La Legge 104 del 1992 pone dei limiti per quanto riguarda il trasferimento del dipendente. A sottolinearlo la Corte di Cassazione, che con la sentenza n. 24015/2017 ha sottolineato quali sono i vincoli riguardanti trasferimento di un lavoratore che usufruisce dei permessi stabiliti dalla Legge 104/92 in caso di assistenza a familiari disabili. I giudici nello specifico hanno chiarito che il dipendente in questione non può essere trasferito in una sede di lavoro nuova nel caso in cui non sia prevista una nuova attività produttiva. Il rifiuto del lavoratore inoltre non rende legittimo il licenziamento.
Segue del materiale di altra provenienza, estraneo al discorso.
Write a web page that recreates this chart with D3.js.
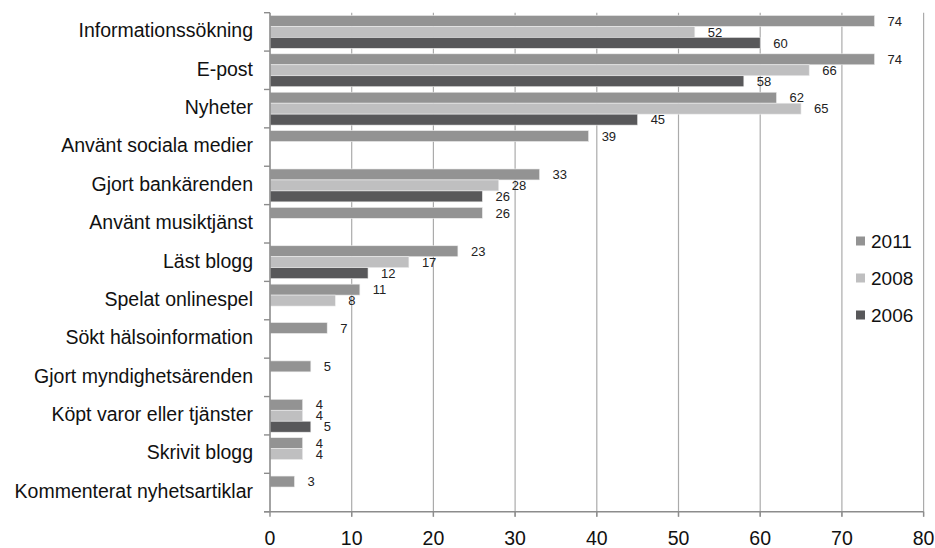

Perché il divieto scatti, secondo i giudici, è necessario che ci sia un mutamento geografico del luogo in cui viene svolta la prestazione lavorativa. Inoltre nella valutazione del trasferimento di chi usufruisce della Legge 104/92, non si può fare riferimento al concetto di unità produttiva espresso dall’articolo 2103 del codice civile. Questo perché il dipendente gode di un particolare regime di protezione, che ha come primo obiettivo quello di tutelare il diritto del congiunto a mantenere le condizioni di assistenza invariate. Tutto nel rispetto di quanto stabilito dalla Costituzione, dalla Convenzione delle Nazioni Unite del 13 dicembre 2006 che salvaguarda i disabili, e dalla Carta di Nizza, in materia di misure volte all’inserimento social dei portatori di handicap.
La sentenza n. 24015/2017 della Corte di Cassazione spiega che: “Il trasferimento del lavoratore legittima il rifiuto del dipendente che ha diritto alla tutela di cui all’art. 33 c. 5 della L. n. 104 del 1992 di assumere servizio nella sede diversa cui sia stato destinato ove il trasferimento sia idoneo a pregiudicare gli interessi di assistenza familiare del dipendente e ove il datore di lavoro non provi che il trasferimento è stato disposto per effettive ragioni tecniche, organizzative e produttive insuscettibili di essere diversamente soddisfatte”.
Il trasferimento di un lavoratore che usufruisce della Legge 104/92 dunque è possibile solo in casi estremi, in cui l’azienda possa provare la presenza di un’esigenza organizzativa e produttiva. In tale situazione dovrà essere il datore di lavoro a provarne in modo chiaro l’esistenza.